Shouldn't the tomatoes prevent scurvy?

Man, they really bought into the noble savage bit didn't they?

I wonder how their minds would handle the real history of the Cree, Sioux and Blackfoot tribes. Not to even mention the Comanche and other southern tribes...

Bitch...Native Americans are just like any other society on Earth. They took everything they could from the "sacred" land to feed themselves based on the limits of their technology and techniques. They didn't spare mother earth because they are "more in tune with nature" but because they lacked the tools necessary to fully utilize it like Europeans and Asians. Otherwise a good 30% of their population wouldnt have died if the winter was harder then average.

Seriously, this liberal upper middle class white people worship of primitive culture is messed up. And totally undeserved.
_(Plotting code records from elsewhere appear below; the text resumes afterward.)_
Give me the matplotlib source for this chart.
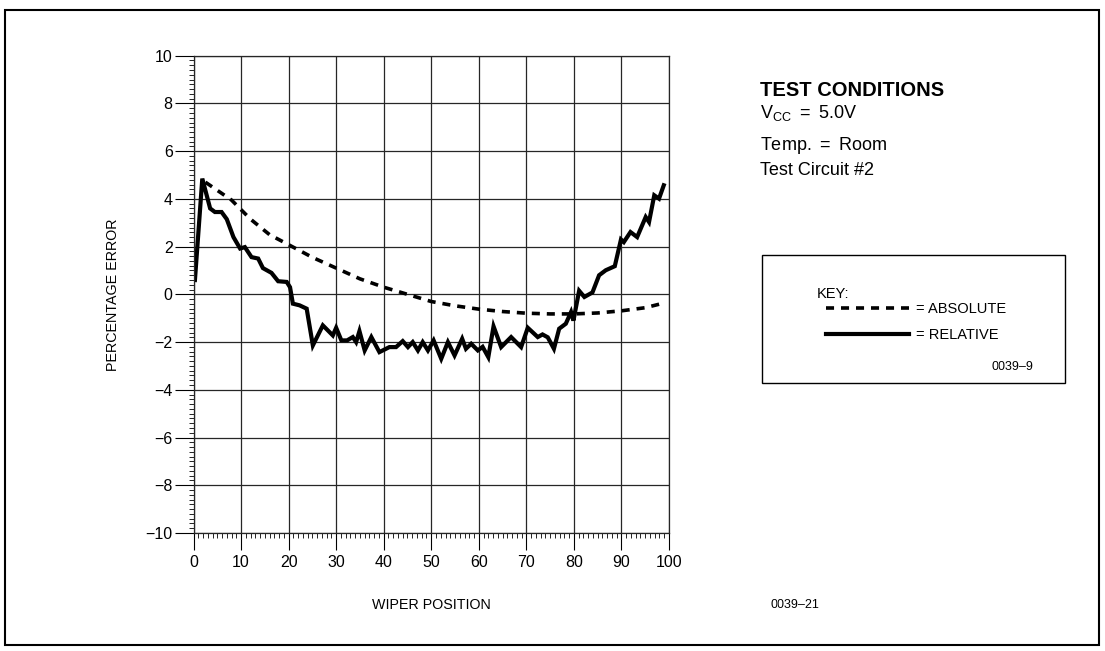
import matplotlib
matplotlib.use("Agg")
import matplotlib.pyplot as plt
from matplotlib.patches import Rectangle
from matplotlib.ticker import MultipleLocator

plt.rcParams['font.family'] = ['Liberation Sans', 'DejaVu Sans']
plt.rcParams['mathtext.fontset'] = 'custom'
plt.rcParams['mathtext.rm'] = 'Liberation Sans'
plt.rcParams['lines.scale_dashes'] = False

# absolute error curve (smooth, dashed)
abs_x = [2.5, 8, 12, 16, 20, 25, 30, 35, 40, 45, 50, 55, 60, 65, 70, 75, 80, 85, 90, 95, 99]
abs_y = [4.7, 3.95, 3.15, 2.5, 2.08, 1.55, 1.1, 0.65, 0.3, 0.0, -0.3, -0.48, -0.62,
         -0.72, -0.79, -0.82, -0.82, -0.78, -0.69, -0.56, -0.36]

# relative error curve (measured, solid)
rel_x = [0.3, 1.85, 3.5, 4.5, 5.9, 7.0, 8.4, 9.8, 10.8, 12.2, 13.6, 14.6, 16.4, 17.8,
         19.6, 20.3, 20.9, 22.3, 23.8, 25.1, 27.2, 29.3, 30.0, 31.1, 32.3, 33.5, 34.2,
         34.9, 36.0, 37.4, 39.1, 41.2, 42.6, 44.0, 45.1, 46.1, 47.2, 48.2, 49.3, 50.5,
         52.1, 53.5, 54.9, 56.5, 57.3, 58.4, 59.8, 60.8, 62.0, 63.1, 64.7, 66.8, 68.9,
         70.3, 72.4, 73.4, 74.5, 75.8, 76.9, 78.3, 79.4, 79.9, 81.1, 82.2, 83.9, 85.3,
         86.7, 88.6, 89.9, 90.5, 91.9, 93.3, 95.1, 95.8, 96.9, 97.9, 98.9]
rel_y = [0.6, 4.85, 3.6, 3.45, 3.45, 3.15, 2.4, 1.92, 1.98, 1.56, 1.5, 1.1, 0.9, 0.55,
         0.52, 0.3, -0.39, -0.46, -0.6, -2.14, -1.3, -1.72, -1.4, -1.93, -1.93, -1.79, -2.0,
         -1.54, -2.35, -1.79, -2.42, -2.21, -2.21, -1.96, -2.21, -2.0, -2.35, -2.0, -2.35, -1.93,
         -2.7, -2.0, -2.56, -1.86, -2.28, -2.07, -2.35, -2.2, -2.63, -1.34, -2.21, -1.79, -2.21,
         -1.4, -1.79, -1.68, -1.8, -2.28, -1.44, -1.23, -0.74, -1.1, 0.15, -0.11, 0.08, 0.8,
         1.01, 1.18, 2.3, 2.19, 2.61, 2.4, 3.24, 3.03, 4.15, 4.01, 4.57]

x_ticks = list(range(0, 101, 10))
y_ticks = list(range(-10, 11, 2))
y_ticklabels = ['\u221210', '\u22128', '\u22126', '\u22124', '\u22122', '0', '2', '4', '6', '8', '10']

W, H = 1105, 651
fig = plt.figure(figsize=(W / 100, H / 100), dpi=100)
ax = fig.add_axes([193.5 / W, 1 - 533 / H, 475.5 / W, 477.3 / H])

line_abs, = ax.plot(abs_x, abs_y, color='black', lw=2.6, linestyle=(0, (5.8, 5.0)))
line_rel, = ax.plot(rel_x, rel_y, color='black', lw=3.0, solid_joinstyle='miter')

ax.set_xlim(0, 100)
ax.set_ylim(-10, 10)
ax.set_xticks(x_ticks)
ax.set_yticks(y_ticks)
ax.set_yticklabels(y_ticklabels)
ax.xaxis.set_minor_locator(MultipleLocator(1))
ax.yaxis.set_minor_locator(MultipleLocator(0.2))
ax.grid(True, which='major', color='0.15', lw=0.9)
for s in ax.spines.values():
    s.set_color('0.15')
    s.set_linewidth(0.9)

ax.tick_params(axis='y', which='major', direction='out', length=14, width=0.8,
               pad=1, labelsize=11.5)
ax.tick_params(axis='y', which='minor', direction='out', length=3.5, width=0.6)
ax.tick_params(axis='x', which='major', direction='out', length=12, width=0.8,
               pad=4, labelsize=11.5)
ax.tick_params(axis='x', which='minor', direction='out', length=3.5, width=0.6)

ax.set_xlabel('WIPER POSITION', fontsize=10.3)
ax.xaxis.label.set_va('center')
ax.xaxis.set_label_coords(0.5, -0.151)
ax.set_ylabel('PERCENTAGE ERROR', fontsize=10.3)
ax.yaxis.label.set_va('center')
ax.yaxis.set_label_coords(-0.169, 0.5)

# outer frame and caption, cut off at the top edge as in the scan
fig.add_artist(Rectangle((5 / W, 1 - 645 / H), 1094 / W, 635 / H, transform=fig.transFigure,
                         fill=False, lw=1.5, ec='black'))
fig.text(-4 / W, 1 + 5 / H, 'Figure 9. Typical Linearity', fontsize=12, fontweight='bold',
         va='baseline', ha='left')

# test conditions
fig.text(760 / W, 1 - 96 / H, 'TEST CONDITIONS', fontsize=14.5, fontweight='bold', va='baseline')
fig.text(760 / W, 1 - 118 / H, r'V$_{\mathrm{CC}}$ $=$ 5.0V', fontsize=13, va='baseline')
fig.text(760 / W, 1 - 150 / H, 'Temp. $=$ Room', fontsize=13, va='baseline')
fig.text(760 / W, 1 - 175 / H, 'Test Circuit #2', fontsize=13, va='baseline')

# key box
fig.add_artist(Rectangle((762 / W, 1 - 383 / H), 303 / W, 128 / H, transform=fig.transFigure,
                         fill=False, lw=1.0, ec='black'))
fig.text(817 / W, 1 - 298 / H, 'KEY:', fontsize=10.5, va='baseline')
leg = fig.legend([line_abs, line_rel], ['= ABSOLUTE', '= RELATIVE'], loc='upper left',
                 bbox_to_anchor=(826 / W, 1 - 302 / H), frameon=False, fontsize=10.5,
                 handlelength=5.7, handletextpad=0.5, labelspacing=0.85, borderpad=0,
                 borderaxespad=0)
fig.text(1033 / W, 1 - 370 / H, '0039\u20139', fontsize=9, ha='right', va='baseline')

fig.text(795 / W, 1 - 605 / H, '0039\u201321', fontsize=9, ha='center', va='center')

fig.savefig('out.png', dpi=100)
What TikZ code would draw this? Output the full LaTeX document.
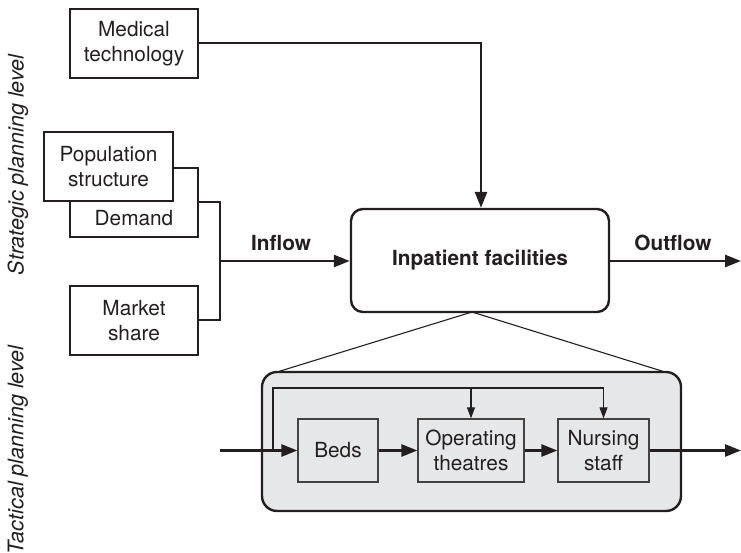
\documentclass[tikz,border=0pt]{standalone}
\usepackage{fontspec}
\setmainfont{TeX Gyre Heros}
\usetikzlibrary{arrows.meta,calc}
\definecolor{ink}{HTML}{231F20}
\definecolor{panel}{HTML}{E6E7E8}
\begin{document}
\begin{tikzpicture}[x=1pt,y=-1pt,
  every node/.style={font=\fontsize{20.8}{25}\selectfont, text=ink},
  sbox/.style={draw=ink, line width=1.3pt, fill=white, inner sep=0pt, align=center},
  ibox/.style={draw=ink!85, line width=1.3pt, inner sep=0pt, align=center},
  thick line/.style={draw=ink, line width=2.6pt},
  thin line/.style={draw=ink, line width=1.1pt},
  bigarrow/.style={-{Triangle[length=16pt,width=12pt]}},
  smallarrow/.style={-{Triangle[length=11pt,width=8pt]}},
  lab/.style={font=\fontsize{20.8}{25}\selectfont\bfseries},
  side/.style={font=\fontsize{21.5}{25}\selectfont\itshape, rotate=90}
]
\useasboundingbox (0,0) rectangle (741,553);

% side labels
\node[side] (strat) at (18,165) {Strategic planning level};
\node[side] (tact) at (18,450) {Tactical planning level};

% strategic boxes
\node[sbox, minimum width=128pt, minimum height=69pt] (med) at (134,43.5) {Medical\\technology};
\node[sbox, minimum width=128pt, minimum height=69pt] (dem) at (134,202.5) {};
\node (demtxt) at (134,218) {Demand};
\node[sbox, minimum width=129pt, minimum height=69pt] (pop) at (108.5,166.5) {Population\\structure};
\node[sbox, minimum width=128pt, minimum height=69pt] (mkt) at (134,320.5) {Market\\share};

% inpatient facilities
\node[draw=ink, line width=2.4pt, rounded corners=12pt, minimum width=258pt, minimum height=103pt,
      font=\fontsize{20.8}{25}\selectfont\bfseries] (inp) at (480,260.5) {Inpatient facilities};

% bracket + inflow
\coordinate (bt) at (220,202);
\coordinate (bb) at (220,320);
\coordinate (bm) at (220,261);
\draw[thick line] (dem.east |- bt) -- (bt) -- (bb) -- (mkt.east |- bb);
\draw[thick line, bigarrow] (bm) -- (inp.west |- bm);
\node[lab] (inflow) at (281,243) {Inflow};

% medical technology arrow
\coordinate (mc) at (481,43);
\draw[thick line, bigarrow] (med.east |- mc) -- (mc) -- (mc |- inp.north);

% outflow
\coordinate (outend) at (741,261);
\draw[thick line, bigarrow] (inp.east |- outend) -- (outend);
\node[lab] (outflow) at (673,243) {Outflow};

% tactical panel
\node[draw=ink, line width=2.4pt, fill=panel, rounded corners=15pt, minimum width=419pt, minimum height=139pt] (tac) at (471.5,441.5) {};
\coordinate (tl) at (277,372);
\coordinate (tr) at (665,372);
\coordinate (ib) at (472,312);
\draw[thin line] (tl) -- (ib) -- (tr);

% inner boxes
\node[ibox, minimum width=80pt, minimum height=63pt] (beds) at (338,450.5) {Beds};
\node[ibox, minimum width=106pt, minimum height=63pt] (ot) at (471,450.5) {Operating\\theatres};
\node[ibox, minimum width=91pt, minimum height=63pt] (ns) at (603.5,450.5) {Nursing\\staff};

% feedback lines
\coordinate (f0) at (273,451);
\coordinate (f1) at (273,388);
\coordinate (f2) at (603.5,388);
\coordinate (fm) at (471,388);
\draw[thin line, smallarrow] (f0) -- (f1) -- (f2) -- (ns.north);
\draw[thin line, smallarrow] (fm) -- (ot.north);

% main flow
\coordinate (tin) at (220,450.5);
\coordinate (tout) at (741,450.5);
\draw[thick line, bigarrow] (tin) -- (beds.west);
\draw[thick line, bigarrow] (beds.east) -- (ot.west);
\draw[thick line, bigarrow] (ot.east) -- (ns.west);
\draw[thick line, bigarrow] (ns.east) -- (tout);
\end{tikzpicture}
\end{document}
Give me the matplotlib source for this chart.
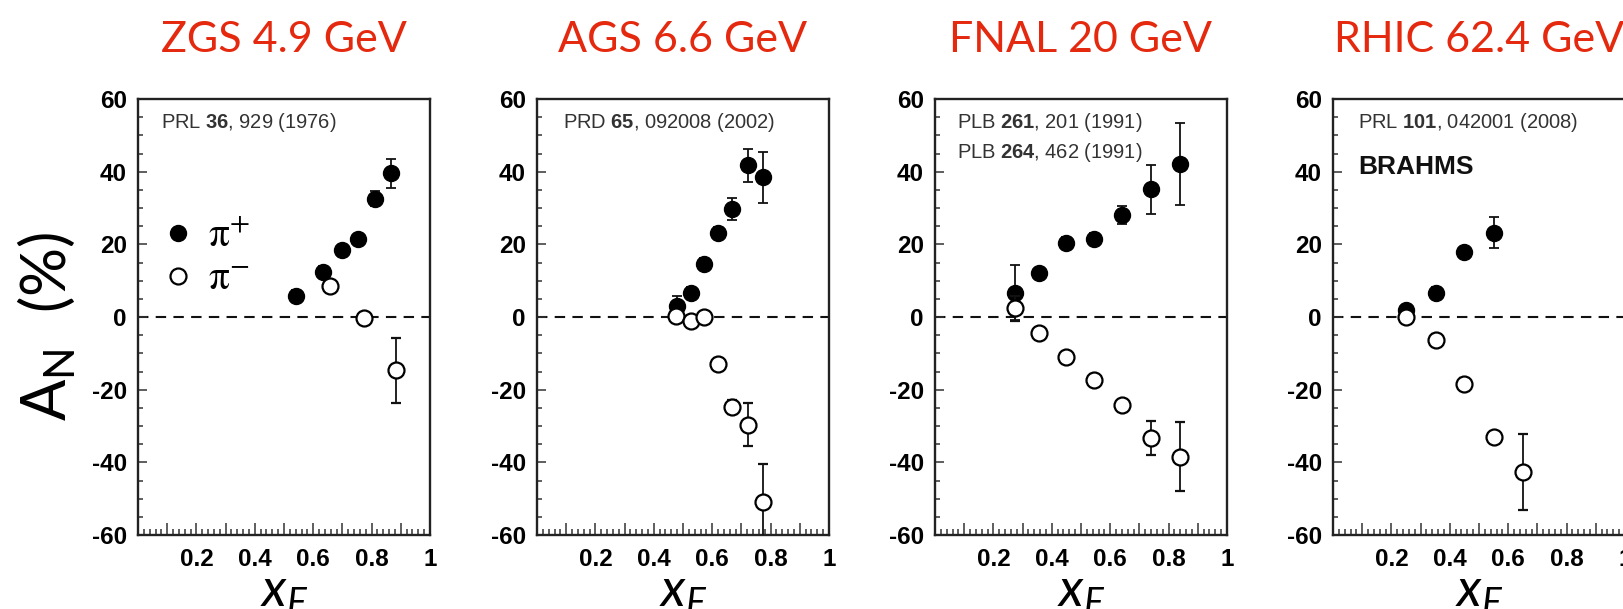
import matplotlib.pyplot as plt
from matplotlib import font_manager
from matplotlib.ticker import MultipleLocator, FuncFormatter

# --- data (x_F, A_N in %, error in %) ---
titles = ['ZGS 4.9 GeV', 'AGS 6.6 GeV', 'FNAL 20 GeV', 'RHIC 62.4 GeV']

zgs_x_pip = [0.541, 0.635, 0.698, 0.753, 0.811, 0.865]
zgs_an_pip = [5.9, 12.5, 18.4, 21.4, 32.6, 39.5]
zgs_err_pip = [1.5, 1.5, 1.5, 1.5, 2.0, 4.0]
zgs_x_pim = [0.658, 0.774, 0.883]
zgs_an_pim = [8.5, -0.3, -14.7]
zgs_err_pim = [1.5, 1.5, 9.0]

ags_x_pip = [0.478, 0.529, 0.572, 0.619, 0.669, 0.722, 0.773]
ags_an_pip = [2.9, 6.7, 14.7, 23.2, 29.8, 41.7, 38.4]
ags_err_pip = [3.0, 1.5, 1.5, 1.5, 3.0, 4.6, 7.0]
ags_x_pim = [0.475, 0.527, 0.572, 0.619, 0.669, 0.722, 0.773]
ags_an_pim = [0.3, -1.1, 0.0, -12.9, -24.8, -29.6, -50.9]
ags_err_pim = [1.5, 1.5, 1.5, 1.5, 2.0, 6.0, 10.5]

fnal_x_pip = [0.274, 0.355, 0.449, 0.546, 0.642, 0.740, 0.839]
fnal_an_pip = [6.7, 12.0, 20.5, 21.6, 28.0, 35.1, 42.1]
fnal_err_pip = [7.5, 1.5, 1.5, 1.5, 2.5, 6.7, 11.2]
fnal_x_pim = [0.274, 0.355, 0.449, 0.546, 0.642, 0.740, 0.839]
fnal_an_pim = [2.4, -4.5, -11.1, -17.3, -24.3, -33.3, -38.4]
fnal_err_pim = [3.5, 1.5, 1.5, 1.5, 1.5, 4.8, 9.4]

rhic_x_pip = [0.251, 0.352, 0.449, 0.551]
rhic_an_pip = [1.9, 6.7, 17.9, 23.2]
rhic_err_pip = [1.5, 1.5, 1.5, 4.3]
rhic_x_pim = [0.249, 0.352, 0.449, 0.551, 0.651]
rhic_an_pim = [0.0, -6.3, -18.4, -33.1, -42.7]
rhic_err_pim = [1.5, 1.5, 1.5, 1.5, 10.4]

# citations: (plain, bold, plain) pieces per line
refs = [
    [('PRL', '36', ', 929 (1976)')],
    [('PRD', '65', ', 092008 (2002)')],
    [('PLB', '261', ', 201 (1991)'), ('PLB', '264', ', 462 (1991)')],
    [('PRL', '101', ', 042001 (2008)')],
]
x_tick_labels = ['0.2', '0.4', '0.6', '0.8', '1']

# --- fonts ---
names = {f.name for f in font_manager.fontManager.ttflist}
narrow = 'Liberation Sans Narrow' if 'Liberation Sans Narrow' in names else 'Liberation Sans'
plt.rcParams['axes.unicode_minus'] = False
plt.rcParams['mathtext.fontset'] = 'custom'
plt.rcParams['mathtext.rm'] = narrow
plt.rcParams['mathtext.bf'] = narrow + ':bold'
plt.rcParams['mathtext.sf'] = 'Lato'
plt.rcParams['mathtext.it'] = 'Lato:italic'

red = '#e4290f'
ink = '#111111'

fig = plt.figure(figsize=(16.24, 6.09), dpi=100)
W, H = 1624, 609
lefts = [138, 537, 935, 1333]
ax_w, ax_top, ax_bot = 292, 99, 535

panels = [
    (zgs_x_pip, zgs_an_pip, zgs_err_pip, zgs_x_pim, zgs_an_pim, zgs_err_pim),
    (ags_x_pip, ags_an_pip, ags_err_pip, ags_x_pim, ags_an_pim, ags_err_pim),
    (fnal_x_pip, fnal_an_pip, fnal_err_pip, fnal_x_pim, fnal_an_pim, fnal_err_pim),
    (rhic_x_pip, rhic_an_pip, rhic_err_pip, rhic_x_pim, rhic_an_pim, rhic_err_pim),
]
ref_x = [0.079, 0.088, 0.074, 0.086]


def tick_fmt(v, pos):
    for lab in x_tick_labels:
        if abs(float(lab) - v) < 1e-6:
            return lab
    return ''


def mt(s):
    # plain text -> mathtext-safe roman piece
    return s.replace(' ', r'\ ').replace(',', '{,}')


for i, (xp, yp, ep, xm, ym, em) in enumerate(panels):
    ax = fig.add_axes([lefts[i] / W, (H - ax_bot) / H, ax_w / W, (ax_bot - ax_top) / H])
    ax.set_xlim(0, 1)
    ax.set_ylim(-60, 60)
    ax.axhline(0, color=ink, lw=1.5, ls=(0, (5, 3.5)), zorder=1)

    kw = dict(fmt='o', ms=11.5, ecolor=ink, elinewidth=1.3, capsize=3.5, capthick=1.3)
    hp = ax.errorbar(xp, yp, yerr=ep, mfc='black', mec='black', zorder=3, **kw)
    hm = ax.errorbar(xm, ym, yerr=em, mfc='white', mec='black', mew=1.6, zorder=4, **kw)

    for s in ax.spines.values():
        s.set_linewidth(1.7)
        s.set_color('#222222')
    ax.yaxis.set_major_locator(MultipleLocator(20))
    ax.yaxis.set_minor_locator(MultipleLocator(5))
    ax.xaxis.set_major_locator(MultipleLocator(0.1))
    ax.xaxis.set_minor_locator(MultipleLocator(0.02))
    ax.xaxis.set_major_formatter(FuncFormatter(tick_fmt))
    ax.tick_params(which='both', direction='in', top=False, right=False, width=1.1, color='#333333')
    ax.tick_params(axis='y', which='major', length=6.5, pad=8)
    ax.tick_params(axis='y', which='minor', length=3.6)
    ax.tick_params(axis='x', which='major', length=8.5, pad=9)
    ax.tick_params(axis='x', which='minor', length=4.3)
    for lab in ax.get_xticklabels() + ax.get_yticklabels():
        lab.set_fontfamily(narrow)
        lab.set_fontweight('bold')
        lab.set_fontsize(17.5)

    ax.set_title(titles[i], color=red, fontfamily='Lato', fontsize=31, pad=34)

    for j, (a, b, c) in enumerate(refs[i]):
        ax.text(ref_x[i], 0.947 - 0.069 * j,
                r'$\mathrm{%s\ }\mathbf{%s}\mathrm{%s}$' % (mt(a), mt(b), mt(c)),
                transform=ax.transAxes, fontsize=14.5, color='#333333', va='center', ha='left')

    ax.set_xlabel(r'$\mathit{x}_{\mathit{F}}$', fontsize=38, va='baseline')
    ax.xaxis.set_label_coords(0.5, -0.165)

    if i == 0:
        leg = ax.legend([hp[0], hm[0]], [r'$\mathrm{\pi}^{+}$', r'$\mathrm{\pi}^{-}$'],
                        loc='center left', bbox_to_anchor=(0.077, 0.638), frameon=False,
                        fontsize=30, handlelength=0.85, handletextpad=0.3,
                        labelspacing=0.02, borderpad=0, borderaxespad=0)
        for t in leg.get_texts():
            t.set_math_fontfamily('stix')
        ax.set_ylabel(r'$\mathsf{A}_{\mathsf{N}}\mathsf{\ \ (\%)}$', fontsize=44,
                      va='center', ha='center', rotation_mode='anchor')
        ax.yaxis.set_label_coords(-0.308, 0.479)
    if i == 3:
        ax.text(0.086, 0.844, 'BRAHMS', transform=ax.transAxes, fontfamily='Liberation Sans',
                fontweight='bold', fontsize=19, color=ink, va='center', ha='left')

fig.savefig('out.png', dpi=100)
While Native Americans were "peacefully living in the tune with Mother Earth" Europeans were building farms and towns that could house 10,000 people each.

While the noble savages were "stewarding the resources of the Earth" Shakespeare was writing his sonnets, Michelangelo was creating his grand works, Magellan was taking a small wooden boat around the world and Newton was finding out the fundamental rules that govern the universe.

I'll take progress and culture over the nobility of grubbing in the dirt for my daily bread and praying to nameless spirits that winter won't kill half my family.

Noble Savages? No thanks.

There where cities with 10k+ people in pre-columbian America. They weren't too stupid to farm and there where plenty of efficient techniques that, while they couldn't compete with those from societies with more advanced metalworking and animal labor, where good enough for them to not need to be hunter-gatherers.

Or maybe the Aztec and Inca where just Not Real Injuns
 
No mention of jizz 🤔
I think that is a dietary supplement. Pic related.

images.jpg
 
Aztec and Inca where just Not Real Injuns
Yeah, pretty much. They can't really apply for "noble savage" status what with all the slash and burn agriculture and whatnot. Aztecs in particular basically terraformed swampland and built cities of stone atop it. There wasn't even the illusion of "oneness with nature" or sustainability.
I think it's pretty well understood that we're talking about north American Indians here.
 
I'm not bashing the Native population of the America's here. They did the best they could with what they had, some of the earlier cultures developed amazing cities and technology for the time period. Look into early Mississippian culture for some amazing early building of cities and giant earthen mounds. Truely on the same level as Stonehenge. But because it was made of dirt it didn't last long enough for modern history to appreciate it.

I am bashing the typical progressive attitude of infantilism of minorities. Anybody who not white is stereotyped as a poor helpers person who need the big strong SJW to make sure the big baddies don't take advantage of those poor darkies...it's pure bullshit.

Africans, Native Americans, South Americans, East Asians and Central Asians all are human. Sure they didn't evolve societies like Europe did but then again no where else did either.

They loved, they fought, they invented,the created art, they massacred their enemies when they could and they made peace when they couldn't . These were human societies doing human things just like every other human society since the dawn of man but the SJWs reduce them to base stereotypes and thus deny them their agency.

The progressive need to carry forward the white man's burden is the telling trait of the far lefts attitude towards minorities True racism is denying your targets humanity thus agency in their decisions and outcomes. They reduce everything to a simple reductionist view because it all their black and white belief structure can tolerate.

Thus we get the white man bad, dark man good schitck that absolutely permeates their core beliefs.

In short...fuck em.
 
There's a hubbub right now in the great white north because Noble Savages are using their harvester licenses that would allow them to trap lobster for ceremonial and sustenance purposes and instead decimating spawning grounds to sell undersized, oversized and pregnant lobsters on the free market. They're also known for the massacre migrating caribou. Stewards of the earth my ass.